WHAT YOU NEED TO DO:
With the pictures left out, copy the listing below exactly.

EXCERPTED DATA:
▼
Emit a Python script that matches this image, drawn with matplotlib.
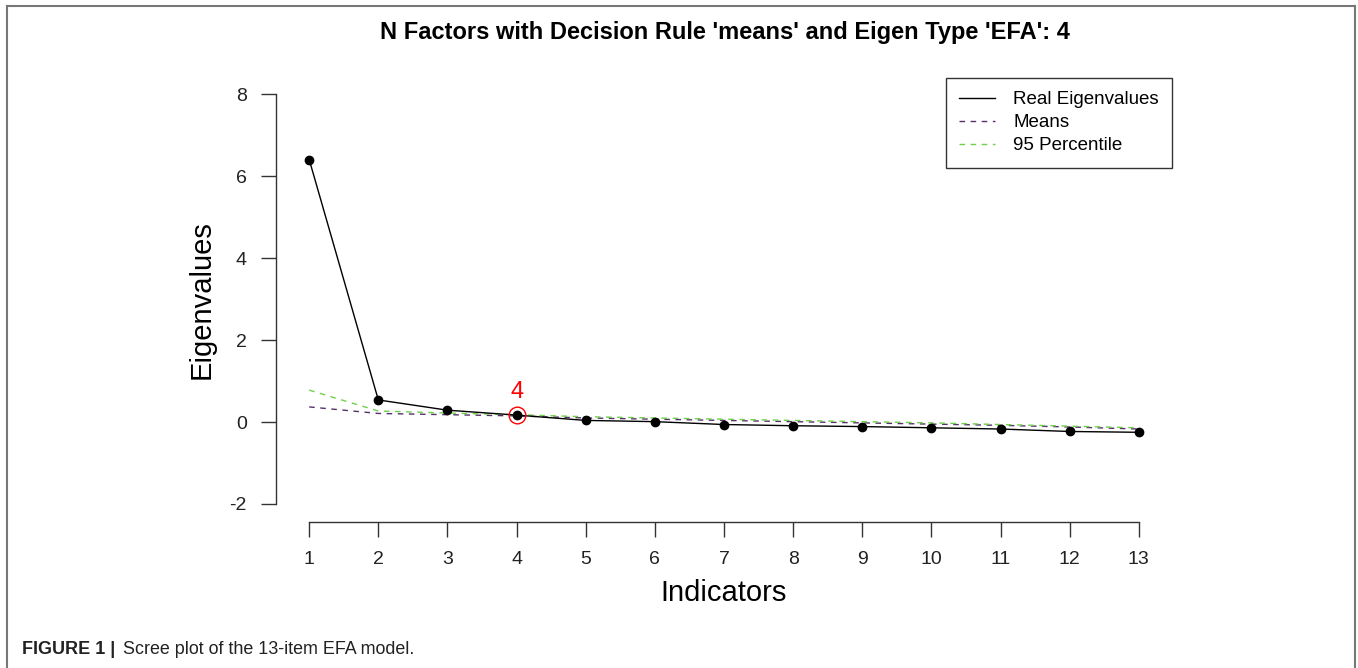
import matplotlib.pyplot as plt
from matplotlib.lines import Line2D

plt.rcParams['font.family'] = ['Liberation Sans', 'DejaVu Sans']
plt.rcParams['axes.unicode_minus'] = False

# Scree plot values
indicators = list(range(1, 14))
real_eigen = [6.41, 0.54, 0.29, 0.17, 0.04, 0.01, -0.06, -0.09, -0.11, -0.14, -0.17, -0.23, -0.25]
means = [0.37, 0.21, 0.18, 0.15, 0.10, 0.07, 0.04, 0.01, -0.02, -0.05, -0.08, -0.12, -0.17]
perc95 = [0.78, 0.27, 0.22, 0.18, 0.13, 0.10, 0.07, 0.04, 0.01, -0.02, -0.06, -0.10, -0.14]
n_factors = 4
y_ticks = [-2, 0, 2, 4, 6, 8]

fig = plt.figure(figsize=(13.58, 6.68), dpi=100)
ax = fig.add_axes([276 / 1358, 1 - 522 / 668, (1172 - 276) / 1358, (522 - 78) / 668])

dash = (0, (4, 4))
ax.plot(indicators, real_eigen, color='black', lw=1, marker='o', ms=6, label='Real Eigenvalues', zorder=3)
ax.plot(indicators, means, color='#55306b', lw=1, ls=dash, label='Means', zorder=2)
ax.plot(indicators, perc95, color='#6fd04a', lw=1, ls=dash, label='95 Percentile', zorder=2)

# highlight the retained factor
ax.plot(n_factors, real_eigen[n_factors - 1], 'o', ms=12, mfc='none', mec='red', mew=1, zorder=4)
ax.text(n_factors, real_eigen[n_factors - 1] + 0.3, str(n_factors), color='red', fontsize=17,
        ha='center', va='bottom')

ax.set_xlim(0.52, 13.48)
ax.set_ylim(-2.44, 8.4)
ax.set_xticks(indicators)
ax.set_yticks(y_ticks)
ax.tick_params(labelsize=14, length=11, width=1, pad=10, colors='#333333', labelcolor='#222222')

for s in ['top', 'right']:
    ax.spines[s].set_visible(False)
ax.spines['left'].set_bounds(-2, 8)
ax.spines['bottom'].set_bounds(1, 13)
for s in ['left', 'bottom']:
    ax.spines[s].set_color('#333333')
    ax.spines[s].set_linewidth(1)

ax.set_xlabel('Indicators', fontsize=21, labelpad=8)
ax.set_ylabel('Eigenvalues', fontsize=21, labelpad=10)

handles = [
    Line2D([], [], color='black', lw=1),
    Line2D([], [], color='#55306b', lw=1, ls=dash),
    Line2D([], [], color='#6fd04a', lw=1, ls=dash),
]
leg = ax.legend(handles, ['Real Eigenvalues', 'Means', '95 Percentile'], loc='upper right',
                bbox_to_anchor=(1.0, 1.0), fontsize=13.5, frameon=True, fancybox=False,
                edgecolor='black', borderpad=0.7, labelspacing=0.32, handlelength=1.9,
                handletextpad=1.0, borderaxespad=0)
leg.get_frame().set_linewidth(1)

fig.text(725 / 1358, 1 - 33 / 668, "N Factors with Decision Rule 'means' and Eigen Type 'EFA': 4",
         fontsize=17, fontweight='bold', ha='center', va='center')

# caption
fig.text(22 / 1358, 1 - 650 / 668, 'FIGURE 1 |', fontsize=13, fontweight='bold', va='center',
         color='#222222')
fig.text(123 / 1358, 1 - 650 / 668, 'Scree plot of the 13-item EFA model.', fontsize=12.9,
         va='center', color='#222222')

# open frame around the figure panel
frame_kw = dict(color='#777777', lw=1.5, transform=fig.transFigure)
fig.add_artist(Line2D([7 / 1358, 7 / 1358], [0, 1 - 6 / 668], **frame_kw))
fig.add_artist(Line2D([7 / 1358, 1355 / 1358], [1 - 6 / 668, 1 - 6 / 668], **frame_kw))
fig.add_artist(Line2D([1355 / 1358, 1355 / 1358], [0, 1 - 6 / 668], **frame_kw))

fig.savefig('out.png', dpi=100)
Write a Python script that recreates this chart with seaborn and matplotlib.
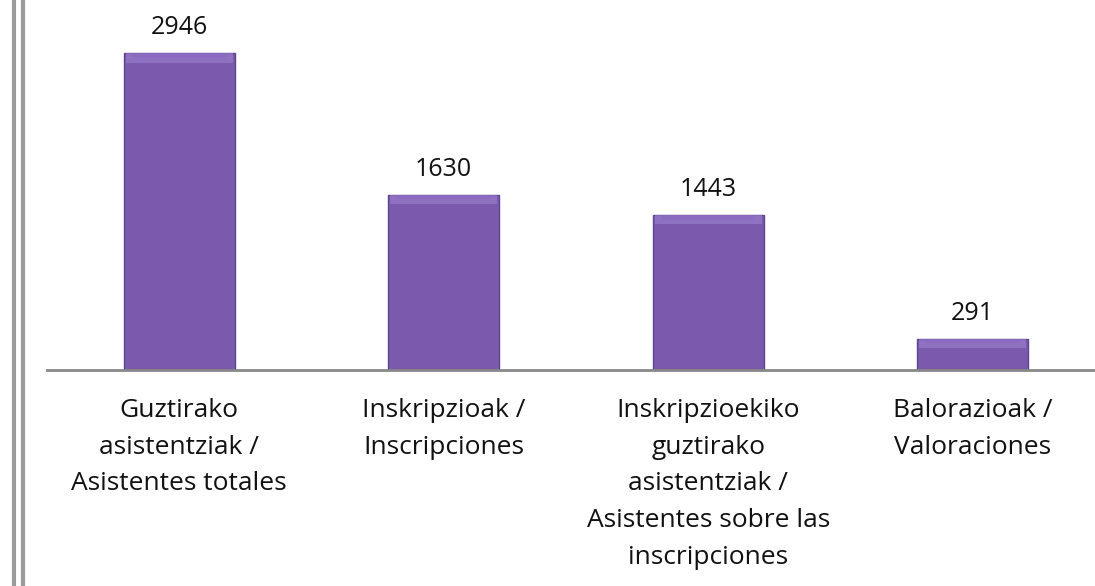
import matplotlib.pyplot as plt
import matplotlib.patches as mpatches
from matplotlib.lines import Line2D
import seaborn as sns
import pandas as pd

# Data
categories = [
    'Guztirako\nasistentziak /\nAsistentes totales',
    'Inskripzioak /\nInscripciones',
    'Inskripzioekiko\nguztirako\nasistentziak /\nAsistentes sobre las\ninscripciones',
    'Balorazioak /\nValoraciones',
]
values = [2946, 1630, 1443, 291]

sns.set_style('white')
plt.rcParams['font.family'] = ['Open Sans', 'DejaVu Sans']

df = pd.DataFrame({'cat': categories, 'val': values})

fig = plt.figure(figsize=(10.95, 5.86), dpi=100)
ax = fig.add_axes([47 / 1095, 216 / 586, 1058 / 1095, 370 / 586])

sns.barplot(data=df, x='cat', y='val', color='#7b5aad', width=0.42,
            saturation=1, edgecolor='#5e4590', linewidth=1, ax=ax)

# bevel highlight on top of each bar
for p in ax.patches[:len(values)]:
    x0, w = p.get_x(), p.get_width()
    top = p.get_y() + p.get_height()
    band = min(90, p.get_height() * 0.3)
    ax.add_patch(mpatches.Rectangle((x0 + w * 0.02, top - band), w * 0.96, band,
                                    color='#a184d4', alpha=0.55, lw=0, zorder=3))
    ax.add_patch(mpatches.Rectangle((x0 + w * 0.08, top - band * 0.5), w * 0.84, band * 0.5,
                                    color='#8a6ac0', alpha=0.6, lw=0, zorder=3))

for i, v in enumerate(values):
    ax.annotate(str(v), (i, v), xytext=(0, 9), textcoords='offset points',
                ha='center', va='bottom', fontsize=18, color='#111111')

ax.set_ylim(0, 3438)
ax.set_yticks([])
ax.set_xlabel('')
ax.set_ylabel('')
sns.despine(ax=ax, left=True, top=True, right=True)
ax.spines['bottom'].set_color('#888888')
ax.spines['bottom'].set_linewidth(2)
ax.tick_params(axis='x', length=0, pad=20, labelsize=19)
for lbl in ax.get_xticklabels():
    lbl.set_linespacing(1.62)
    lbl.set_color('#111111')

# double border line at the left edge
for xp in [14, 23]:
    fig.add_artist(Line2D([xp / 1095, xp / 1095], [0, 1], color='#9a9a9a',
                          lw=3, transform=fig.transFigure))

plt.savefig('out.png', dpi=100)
▲
ANSWER TO THIS PROBLEM:
Emit a Python script that matches this image, drawn with matplotlib.
import matplotlib.pyplot as plt
from matplotlib.lines import Line2D

plt.rcParams['font.family'] = ['Liberation Sans', 'DejaVu Sans']
plt.rcParams['axes.unicode_minus'] = False

# Scree plot values
indicators = list(range(1, 14))
real_eigen = [6.41, 0.54, 0.29, 0.17, 0.04, 0.01, -0.06, -0.09, -0.11, -0.14, -0.17, -0.23, -0.25]
means = [0.37, 0.21, 0.18, 0.15, 0.10, 0.07, 0.04, 0.01, -0.02, -0.05, -0.08, -0.12, -0.17]
perc95 = [0.78, 0.27, 0.22, 0.18, 0.13, 0.10, 0.07, 0.04, 0.01, -0.02, -0.06, -0.10, -0.14]
n_factors = 4
y_ticks = [-2, 0, 2, 4, 6, 8]

fig = plt.figure(figsize=(13.58, 6.68), dpi=100)
ax = fig.add_axes([276 / 1358, 1 - 522 / 668, (1172 - 276) / 1358, (522 - 78) / 668])

dash = (0, (4, 4))
ax.plot(indicators, real_eigen, color='black', lw=1, marker='o', ms=6, label='Real Eigenvalues', zorder=3)
ax.plot(indicators, means, color='#55306b', lw=1, ls=dash, label='Means', zorder=2)
ax.plot(indicators, perc95, color='#6fd04a', lw=1, ls=dash, label='95 Percentile', zorder=2)

# highlight the retained factor
ax.plot(n_factors, real_eigen[n_factors - 1], 'o', ms=12, mfc='none', mec='red', mew=1, zorder=4)
ax.text(n_factors, real_eigen[n_factors - 1] + 0.3, str(n_factors), color='red', fontsize=17,
        ha='center', va='bottom')

ax.set_xlim(0.52, 13.48)
ax.set_ylim(-2.44, 8.4)
ax.set_xticks(indicators)
ax.set_yticks(y_ticks)
ax.tick_params(labelsize=14, length=11, width=1, pad=10, colors='#333333', labelcolor='#222222')

for s in ['top', 'right']:
    ax.spines[s].set_visible(False)
ax.spines['left'].set_bounds(-2, 8)
ax.spines['bottom'].set_bounds(1, 13)
for s in ['left', 'bottom']:
    ax.spines[s].set_color('#333333')
    ax.spines[s].set_linewidth(1)

ax.set_xlabel('Indicators', fontsize=21, labelpad=8)
ax.set_ylabel('Eigenvalues', fontsize=21, labelpad=10)

handles = [
    Line2D([], [], color='black', lw=1),
    Line2D([], [], color='#55306b', lw=1, ls=dash),
    Line2D([], [], color='#6fd04a', lw=1, ls=dash),
]
leg = ax.legend(handles, ['Real Eigenvalues', 'Means', '95 Percentile'], loc='upper right',
                bbox_to_anchor=(1.0, 1.0), fontsize=13.5, frameon=True, fancybox=False,
                edgecolor='black', borderpad=0.7, labelspacing=0.32, handlelength=1.9,
                handletextpad=1.0, borderaxespad=0)
leg.get_frame().set_linewidth(1)

fig.text(725 / 1358, 1 - 33 / 668, "N Factors with Decision Rule 'means' and Eigen Type 'EFA': 4",
         fontsize=17, fontweight='bold', ha='center', va='center')

# caption
fig.text(22 / 1358, 1 - 650 / 668, 'FIGURE 1 |', fontsize=13, fontweight='bold', va='center',
         color='#222222')
fig.text(123 / 1358, 1 - 650 / 668, 'Scree plot of the 13-item EFA model.', fontsize=12.9,
         va='center', color='#222222')

# open frame around the figure panel
frame_kw = dict(color='#777777', lw=1.5, transform=fig.transFigure)
fig.add_artist(Line2D([7 / 1358, 7 / 1358], [0, 1 - 6 / 668], **frame_kw))
fig.add_artist(Line2D([7 / 1358, 1355 / 1358], [1 - 6 / 668, 1 - 6 / 668], **frame_kw))
fig.add_artist(Line2D([1355 / 1358, 1355 / 1358], [0, 1 - 6 / 668], **frame_kw))

fig.savefig('out.png', dpi=100)
Write a Python script that recreates this chart with seaborn and matplotlib.
import matplotlib.pyplot as plt
import matplotlib.patches as mpatches
from matplotlib.lines import Line2D
import seaborn as sns
import pandas as pd

# Data
categories = [
    'Guztirako\nasistentziak /\nAsistentes totales',
    'Inskripzioak /\nInscripciones',
    'Inskripzioekiko\nguztirako\nasistentziak /\nAsistentes sobre las\ninscripciones',
    'Balorazioak /\nValoraciones',
]
values = [2946, 1630, 1443, 291]

sns.set_style('white')
plt.rcParams['font.family'] = ['Open Sans', 'DejaVu Sans']

df = pd.DataFrame({'cat': categories, 'val': values})

fig = plt.figure(figsize=(10.95, 5.86), dpi=100)
ax = fig.add_axes([47 / 1095, 216 / 586, 1058 / 1095, 370 / 586])

sns.barplot(data=df, x='cat', y='val', color='#7b5aad', width=0.42,
            saturation=1, edgecolor='#5e4590', linewidth=1, ax=ax)

# bevel highlight on top of each bar
for p in ax.patches[:len(values)]:
    x0, w = p.get_x(), p.get_width()
    top = p.get_y() + p.get_height()
    band = min(90, p.get_height() * 0.3)
    ax.add_patch(mpatches.Rectangle((x0 + w * 0.02, top - band), w * 0.96, band,
                                    color='#a184d4', alpha=0.55, lw=0, zorder=3))
    ax.add_patch(mpatches.Rectangle((x0 + w * 0.08, top - band * 0.5), w * 0.84, band * 0.5,
                                    color='#8a6ac0', alpha=0.6, lw=0, zorder=3))

for i, v in enumerate(values):
    ax.annotate(str(v), (i, v), xytext=(0, 9), textcoords='offset points',
                ha='center', va='bottom', fontsize=18, color='#111111')

ax.set_ylim(0, 3438)
ax.set_yticks([])
ax.set_xlabel('')
ax.set_ylabel('')
sns.despine(ax=ax, left=True, top=True, right=True)
ax.spines['bottom'].set_color('#888888')
ax.spines['bottom'].set_linewidth(2)
ax.tick_params(axis='x', length=0, pad=20, labelsize=19)
for lbl in ax.get_xticklabels():
    lbl.set_linespacing(1.62)
    lbl.set_color('#111111')

# double border line at the left edge
for xp in [14, 23]:
    fig.add_artist(Line2D([xp / 1095, xp / 1095], [0, 1], color='#9a9a9a',
                          lw=3, transform=fig.transFigure))

plt.savefig('out.png', dpi=100)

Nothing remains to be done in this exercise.